We already remarked upon the prevalence of Russian quants in banking when war broke out in Ukraine earlier this year. Douady confirms that when you look at the population of quants on Wall Street, 33% tend to come from America, 33% from France, 15% from Russia and the remainder from places like China. The UK has a "few good universities" in the form of Oxford, Cambridge, Imperial and Warwick, says Douady, but the general standard of mathematical education in Great Britain is simply not the same.
While the standard of overall mathematics in France is superior, Douady says there's one area in which France falls behind: statistics, and by implication data science. "France sees statistics as a branch of mathematics, when in fact it is a science in the same way that physics is a science that uses mathematics to work," says Douady. "There is a strong interaction between math and physics, but physics is not a branch of math."
French quants' weakness at statistics matters, but not that much. French mathematicians have such a broader grounding in math that they can adapt very fast, says Douady: "When you start looking at things like machine learning, the French kids who have learned high level functional analysis and geometry can pick it up at a speed that no American can copy."

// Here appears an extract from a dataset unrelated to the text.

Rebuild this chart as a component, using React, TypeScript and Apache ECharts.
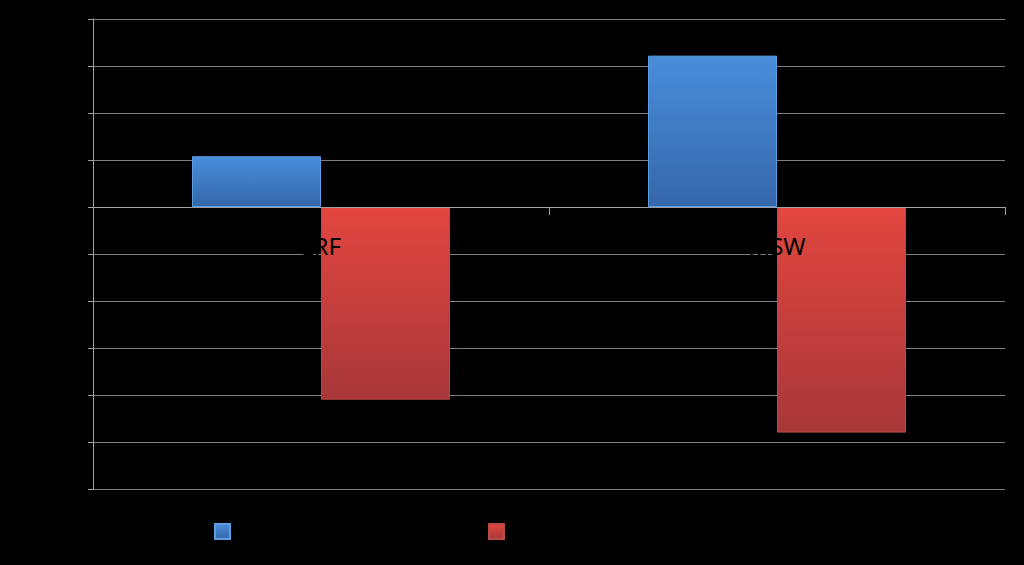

Douady himself specializes in machine learning and data science. Working with his PhD student, Thomas Barrau (currently a quant researcher at Axa IM in Hong Kong), he's just released a book on Artificial Intelligence for Financial Markets which proposes a new AI technique based upon multiple non-linear univariate models instead of traditional multivariate regressions. Known as Polymodels, Douady says the technique is particularly suited to highly uncertain markets: in a traditional approach, quants would look for correlations between their investments or portfolio with a limited number of risk factors (typically five to 10). Under the Polymodel approach, they're able to take anything from 100 to 1,000 such factors into account: the system generates multiple models, which can be referenced according to the situation. A machine learning layer helps identify the most relevant signal.

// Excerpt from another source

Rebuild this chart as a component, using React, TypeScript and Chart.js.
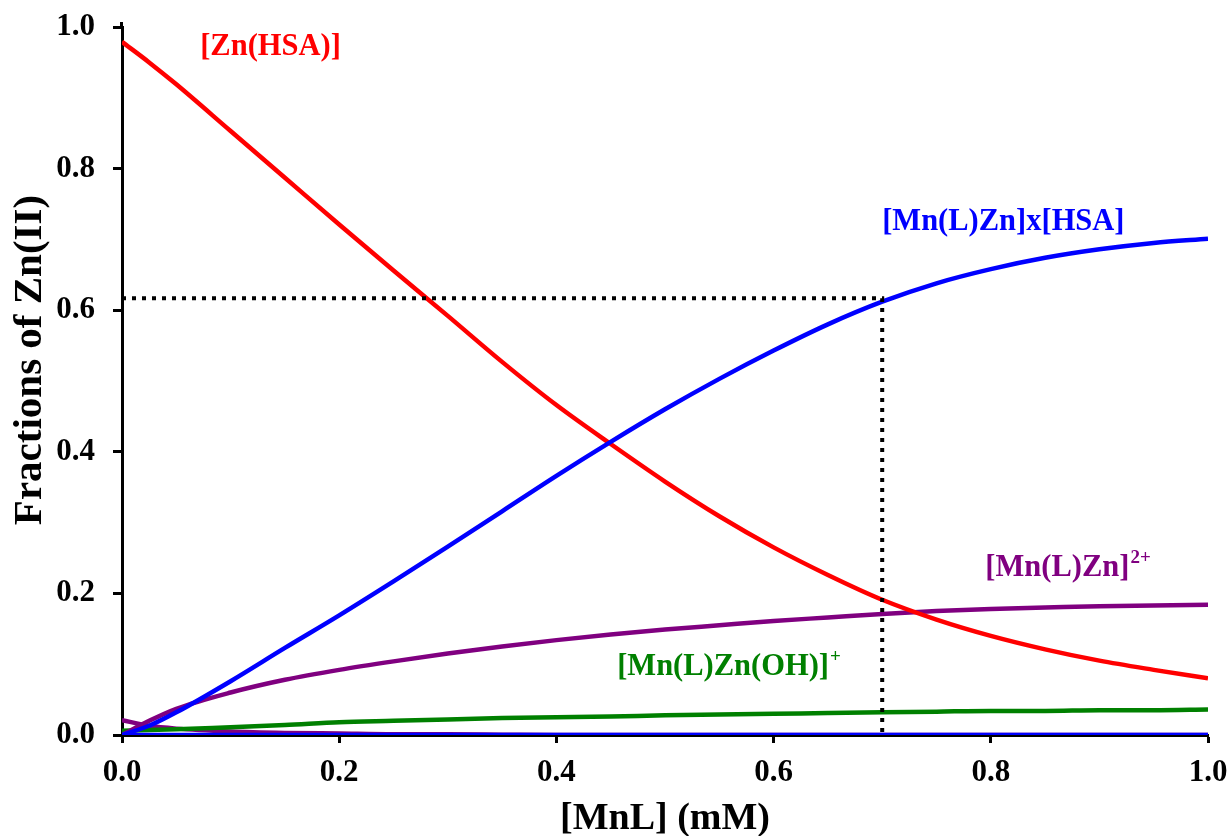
import React, { useEffect, useRef } from "react";
import { Chart, registerables } from "chart.js";

Chart.register(...registerables);

// [MnL] concentration (mM) at which each fraction is sampled
const mnlConc = [0, 0.025, 0.05, 0.1, 0.15, 0.2, 0.25, 0.3, 0.35, 0.4, 0.45, 0.5, 0.55, 0.6, 0.65, 0.7, 0.75, 0.8, 0.85, 0.9, 0.95, 1.0];

// Fractions of Zn(II) for each species
const znHsa = [0.979, 0.95, 0.919, 0.853, 0.787, 0.721, 0.656, 0.592, 0.527, 0.466, 0.411, 0.358, 0.309, 0.265, 0.226, 0.191, 0.163, 0.14, 0.121, 0.105, 0.092, 0.08];
const mnLZnHsa = [0.0, 0.013, 0.032, 0.076, 0.123, 0.169, 0.217, 0.266, 0.316, 0.366, 0.414, 0.46, 0.503, 0.543, 0.58, 0.612, 0.638, 0.658, 0.674, 0.686, 0.695, 0.701];
const mnLZn = [0.0, 0.02, 0.037, 0.06, 0.078, 0.092, 0.104, 0.115, 0.125, 0.134, 0.142, 0.149, 0.155, 0.161, 0.166, 0.171, 0.175, 0.178, 0.18, 0.182, 0.183, 0.184];
const mnLZnOh = [0.006, 0.007, 0.008, 0.011, 0.014, 0.018, 0.02, 0.022, 0.024, 0.025, 0.026, 0.028, 0.029, 0.03, 0.031, 0.032, 0.033, 0.034, 0.034, 0.035, 0.035, 0.036];
const znMinorA = [0.021, 0.013, 0.009, 0.005, 0.003, 0.002, 0.001, 0.001, 0.0005, 0, 0, 0, 0, 0, 0, 0, 0, 0, 0, 0, 0, 0];
const znMinorB = [0, 0, 0, 0, 0, 0, 0, 0, 0, 0, 0, 0, 0, 0, 0, 0, 0, 0, 0, 0, 0, 0];

// Reading guide: 0.7 mM of MnL gives ~0.617 of [Mn(L)Zn]x[HSA]
const guideX = [0, 0.7, 0.7];
const guideY = [0.617, 0.617, 0];

// Axis ticks
const xTicks = [0, 0.2, 0.4, 0.6, 0.8, 1.0];
const yTicks = [0, 0.2, 0.4, 0.6, 0.8, 1.0];

const xTitle = "[MnL] (mM)";
const yTitle = "Fractions of Zn(II)";

const RED = "#ff0000";
const BLUE = "#0000ff";
const PURPLE = "#800080";
const GREEN = "#008000";
const FONT = "'Liberation Serif', 'Times New Roman', serif";

const toPoints = (ys: number[]) => ys.map((y, i) => ({ x: mnlConc[i], y }));

// Species names written beside their curves (anchor = left/middle, in data units)
const speciesLabels = [
  { text: "[Zn(HSA)]", sup: "", x: 0.072, y: 0.972, color: RED },
  { text: "[Mn(L)Zn]x[HSA]", sup: "", x: 0.7, y: 0.725, color: BLUE },
  { text: "[Mn(L)Zn]", sup: "2+", x: 0.795, y: 0.236, color: PURPLE },
  { text: "[Mn(L)Zn(OH)]", sup: "+", x: 0.456, y: 0.096, color: GREEN },
];

const labelPlugin = {
  id: "speciesLabels",
  afterDatasetsDraw(chart: any) {
    const { ctx, scales, chartArea } = chart;
    ctx.save();

    // short run of the y axis above its last tick
    ctx.strokeStyle = "#000";
    ctx.lineWidth = 3;
    ctx.beginPath();
    ctx.moveTo(chartArea.left - 0.5, chartArea.top - 5);
    ctx.lineTo(chartArea.left - 0.5, chartArea.top + 1);
    ctx.stroke();

    ctx.textAlign = "left";
    ctx.textBaseline = "middle";
    for (const l of speciesLabels) {
      const px = scales.x.getPixelForValue(l.x);
      const py = scales.y.getPixelForValue(l.y);
      ctx.fillStyle = l.color;
      ctx.font = `bold 30.5px ${FONT}`;
      ctx.fillText(l.text, px, py);
      if (l.sup) {
        const w = ctx.measureText(l.text).width;
        ctx.font = `bold 19px ${FONT}`;
        ctx.fillText(l.sup, px + w + 1, py - 10);
      }
    }

    // axis titles
    ctx.fillStyle = "#000";
    ctx.textAlign = "center";
    ctx.font = `bold 38px ${FONT}`;
    ctx.fillText(xTitle, (chartArea.left + chartArea.right) / 2, chart.height - 17);

    ctx.translate(30, (chartArea.top + chartArea.bottom) / 2 - 21);
    ctx.rotate(-Math.PI / 2);
    ctx.font = `bold 41px ${FONT}`;
    ctx.fillText(yTitle, 0, 0);
    ctx.restore();
  },
};

export default function App() {
  const ref = useRef<HTMLCanvasElement>(null);

  useEffect(() => {
    if (!ref.current) return;
    const line = (label: string, data: number[], color: string, order: number) => ({
      label,
      data: toPoints(data),
      borderColor: color,
      backgroundColor: color,
      borderWidth: 4.5,
      pointRadius: 0,
      fill: false,
      cubicInterpolationMode: "monotone" as const,
      order,
    });

    const chart = new Chart(ref.current, {
      type: "line",
      data: {
        datasets: [
          {
            label: "guide",
            data: guideX.map((x, i) => ({ x, y: guideY[i] })),
            borderColor: "#000000",
            borderWidth: 4,
            borderDash: [4, 6],
            pointRadius: 0,
            tension: 0,
            fill: false,
            order: 1,
          },
          line("Zn(II) minor", znMinorB, BLUE, 2),
          line("[Mn(L)Zn]x[HSA]", mnLZnHsa, BLUE, 3),
          line("[Zn(HSA)]", znHsa, RED, 4),
          line("[Mn(L)Zn]2+", mnLZn, PURPLE, 5),
          line("[Mn(L)Zn(OH)]+", mnLZnOh, GREEN, 6),
          line("Zn(II) free", znMinorA, PURPLE, 7),
        ],
      },
      options: {
        animation: false,
        responsive: true,
        maintainAspectRatio: false,
        layout: { padding: { left: 0, top: 27, right: 22, bottom: 0 } },
        plugins: {
          legend: { display: false },
          tooltip: { enabled: false },
        },
        scales: {
          x: {
            type: "linear",
            min: 0,
            max: 1,
            afterFit: (s: any) => {
              s.height = 101;
              s.paddingLeft = 0;
              s.paddingRight = 0;
            },
            afterBuildTicks: (s: any) => {
              s.ticks = xTicks.map((value) => ({ value }));
            },
            ticks: {
              color: "#000",
              font: { family: FONT, size: 31, weight: "bold" },
              padding: 11,
              maxRotation: 0,
              autoSkip: false,
              callback: (v: any) => Number(v).toFixed(1),
            },
            grid: {
              drawOnChartArea: false,
              drawTicks: true,
              tickLength: 8,
              tickWidth: 3,
              tickColor: "#000",
            },
            border: { display: true, color: "#000", width: 3 },
          },
          y: {
            type: "linear",
            min: 0,
            max: 1,
            afterFit: (s: any) => {
              s.width = 122;
              s.paddingTop = 0;
              s.paddingBottom = 0;
            },
            afterBuildTicks: (s: any) => {
              s.ticks = yTicks.map((value) => ({ value }));
            },
            ticks: {
              color: "#000",
              font: { family: FONT, size: 31, weight: "bold" },
              padding: 18,
              callback: (v: any) => Number(v).toFixed(1),
            },
            grid: {
              drawOnChartArea: false,
              drawTicks: true,
              tickLength: 9,
              tickWidth: 3,
              tickColor: "#000",
            },
            border: { display: true, color: "#000", width: 3 },
          },
        },
      },
      plugins: [labelPlugin],
    });
    return () => chart.destroy();
  }, []);

  return (
    <div style={{ position: "fixed", left: 0, top: 0, width: 1230, height: 836, background: "#ffffff" }}>
      <canvas ref={ref} />
    </div>
  );
}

Douady has been refining this approach for years. In the early 2000s, he says he was asked by a hedge fund asset allocator to find a way of predicting fund risk from historic returns. He attended various meetings with the French guy who was "a pioneer in the hedge fund industry" and noticed that most of his time was spent discussing one-off events. "He spent five minutes talking about Sharpe Ratios and volatility correlation, and 55 minutes talking about what happened on a specific date when peers lost money. - Which investments did the fund liquidate first etc.?" Douady says classical risk models were too restricted to encompass the necessary breadth of information.

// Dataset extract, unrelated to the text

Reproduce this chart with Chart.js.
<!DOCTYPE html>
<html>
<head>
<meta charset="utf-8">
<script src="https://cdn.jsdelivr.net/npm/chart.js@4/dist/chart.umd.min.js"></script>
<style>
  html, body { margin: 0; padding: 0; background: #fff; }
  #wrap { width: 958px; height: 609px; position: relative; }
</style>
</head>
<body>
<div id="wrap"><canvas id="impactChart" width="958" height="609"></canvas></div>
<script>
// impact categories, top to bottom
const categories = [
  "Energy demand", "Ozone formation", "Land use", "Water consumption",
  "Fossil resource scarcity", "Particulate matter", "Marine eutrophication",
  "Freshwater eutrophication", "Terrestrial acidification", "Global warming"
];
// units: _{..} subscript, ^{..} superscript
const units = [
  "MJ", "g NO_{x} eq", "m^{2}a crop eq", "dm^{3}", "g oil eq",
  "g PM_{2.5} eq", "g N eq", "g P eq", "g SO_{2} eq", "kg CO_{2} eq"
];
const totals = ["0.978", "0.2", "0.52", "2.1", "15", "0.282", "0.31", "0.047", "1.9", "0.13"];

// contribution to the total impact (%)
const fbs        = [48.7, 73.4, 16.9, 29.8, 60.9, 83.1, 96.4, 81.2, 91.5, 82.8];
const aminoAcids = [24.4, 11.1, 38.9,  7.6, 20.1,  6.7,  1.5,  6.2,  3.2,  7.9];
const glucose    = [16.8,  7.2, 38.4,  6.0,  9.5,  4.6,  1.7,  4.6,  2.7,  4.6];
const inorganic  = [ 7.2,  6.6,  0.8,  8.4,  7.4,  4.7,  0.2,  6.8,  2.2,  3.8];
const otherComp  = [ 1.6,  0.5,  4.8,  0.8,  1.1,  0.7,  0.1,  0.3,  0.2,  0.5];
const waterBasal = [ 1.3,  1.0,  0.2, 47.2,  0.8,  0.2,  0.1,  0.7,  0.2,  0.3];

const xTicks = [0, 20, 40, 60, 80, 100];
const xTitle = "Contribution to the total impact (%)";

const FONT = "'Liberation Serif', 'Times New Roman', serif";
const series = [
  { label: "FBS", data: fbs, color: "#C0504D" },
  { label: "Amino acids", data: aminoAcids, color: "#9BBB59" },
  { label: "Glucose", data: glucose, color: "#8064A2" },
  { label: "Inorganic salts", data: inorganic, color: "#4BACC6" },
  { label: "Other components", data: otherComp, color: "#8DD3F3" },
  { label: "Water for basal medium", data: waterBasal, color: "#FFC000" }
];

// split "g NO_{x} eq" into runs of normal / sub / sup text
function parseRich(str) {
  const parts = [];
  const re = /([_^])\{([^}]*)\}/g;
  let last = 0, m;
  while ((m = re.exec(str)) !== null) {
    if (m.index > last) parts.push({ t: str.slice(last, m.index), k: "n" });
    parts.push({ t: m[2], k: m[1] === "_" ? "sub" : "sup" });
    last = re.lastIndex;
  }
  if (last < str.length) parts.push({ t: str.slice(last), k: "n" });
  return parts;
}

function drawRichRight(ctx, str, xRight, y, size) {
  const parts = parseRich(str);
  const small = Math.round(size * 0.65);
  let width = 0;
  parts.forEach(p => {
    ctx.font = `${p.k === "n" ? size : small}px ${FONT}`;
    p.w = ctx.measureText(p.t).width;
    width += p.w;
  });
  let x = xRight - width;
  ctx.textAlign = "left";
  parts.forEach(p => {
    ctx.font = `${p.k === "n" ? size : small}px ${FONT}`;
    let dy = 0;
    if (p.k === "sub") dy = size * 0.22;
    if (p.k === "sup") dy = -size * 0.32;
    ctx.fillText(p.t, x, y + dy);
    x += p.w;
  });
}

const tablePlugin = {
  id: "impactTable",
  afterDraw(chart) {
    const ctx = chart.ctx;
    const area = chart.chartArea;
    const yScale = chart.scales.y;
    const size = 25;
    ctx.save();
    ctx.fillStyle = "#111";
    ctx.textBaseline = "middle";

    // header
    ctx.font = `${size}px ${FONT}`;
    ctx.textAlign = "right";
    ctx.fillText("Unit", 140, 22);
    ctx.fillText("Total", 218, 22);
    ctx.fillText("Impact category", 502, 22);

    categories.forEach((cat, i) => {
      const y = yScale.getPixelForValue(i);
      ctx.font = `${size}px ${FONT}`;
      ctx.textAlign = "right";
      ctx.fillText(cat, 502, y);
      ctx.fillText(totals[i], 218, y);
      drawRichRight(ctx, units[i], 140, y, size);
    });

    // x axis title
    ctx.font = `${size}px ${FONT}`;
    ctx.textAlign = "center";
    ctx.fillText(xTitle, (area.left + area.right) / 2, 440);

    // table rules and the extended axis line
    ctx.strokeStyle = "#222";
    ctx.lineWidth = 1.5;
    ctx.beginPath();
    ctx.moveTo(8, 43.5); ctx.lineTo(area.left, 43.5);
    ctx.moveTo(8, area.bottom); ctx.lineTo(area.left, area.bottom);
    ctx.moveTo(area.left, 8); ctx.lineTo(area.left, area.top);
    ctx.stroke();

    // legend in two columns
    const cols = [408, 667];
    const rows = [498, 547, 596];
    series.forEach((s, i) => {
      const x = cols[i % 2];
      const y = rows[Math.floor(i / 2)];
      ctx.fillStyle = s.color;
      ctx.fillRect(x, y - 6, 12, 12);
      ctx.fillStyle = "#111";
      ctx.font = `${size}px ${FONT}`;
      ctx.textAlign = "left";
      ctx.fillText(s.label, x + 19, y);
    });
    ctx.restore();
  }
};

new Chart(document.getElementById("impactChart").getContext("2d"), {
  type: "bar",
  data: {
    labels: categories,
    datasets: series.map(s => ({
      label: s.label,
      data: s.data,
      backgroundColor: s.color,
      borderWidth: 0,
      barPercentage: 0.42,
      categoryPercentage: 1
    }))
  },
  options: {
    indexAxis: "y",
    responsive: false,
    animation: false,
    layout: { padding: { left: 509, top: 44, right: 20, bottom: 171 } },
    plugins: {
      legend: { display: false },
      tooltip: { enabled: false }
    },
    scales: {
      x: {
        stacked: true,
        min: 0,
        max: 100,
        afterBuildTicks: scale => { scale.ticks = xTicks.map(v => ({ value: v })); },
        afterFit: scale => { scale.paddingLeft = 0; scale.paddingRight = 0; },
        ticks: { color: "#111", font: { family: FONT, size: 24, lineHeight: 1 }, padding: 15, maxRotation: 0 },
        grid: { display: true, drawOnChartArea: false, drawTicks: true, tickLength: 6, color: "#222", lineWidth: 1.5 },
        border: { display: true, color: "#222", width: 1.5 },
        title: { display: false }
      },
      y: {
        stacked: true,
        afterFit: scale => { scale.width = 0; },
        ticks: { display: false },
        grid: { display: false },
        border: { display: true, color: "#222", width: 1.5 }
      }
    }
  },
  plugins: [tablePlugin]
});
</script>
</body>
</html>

He says current markets are at a "critical moment' for quantitative risk managers, but that the quant risk profession is always wrought with contradictions: "Even if I am telling you there's a 25% risk of a market crash as big as 2008, there's still a 75% chance that this won't happen."
Quants in France and globally need to familiarize themselves with machine learning techniques, says Douady: "Machine learning is invading the entire space." Equally, whether you want to work on the sell-side (in a bank) or on the buy-side (in a fund), he says it will help to understand the kinds of complex mathematical techniques like differential equations, differential geometry, algorithms, control theory, and harmonic analysis that French quants have such a good grounding in.
Hedge funds are increasingly using quants to optimize trade execution and simply make markets, he claims: "The big hedge funds have two main functions: one is to find the right bet to make money in the markets, the other is simply to create liquidity and to be a market maker. They will never tell you the details, but I can tell you absolutely that they are market making too."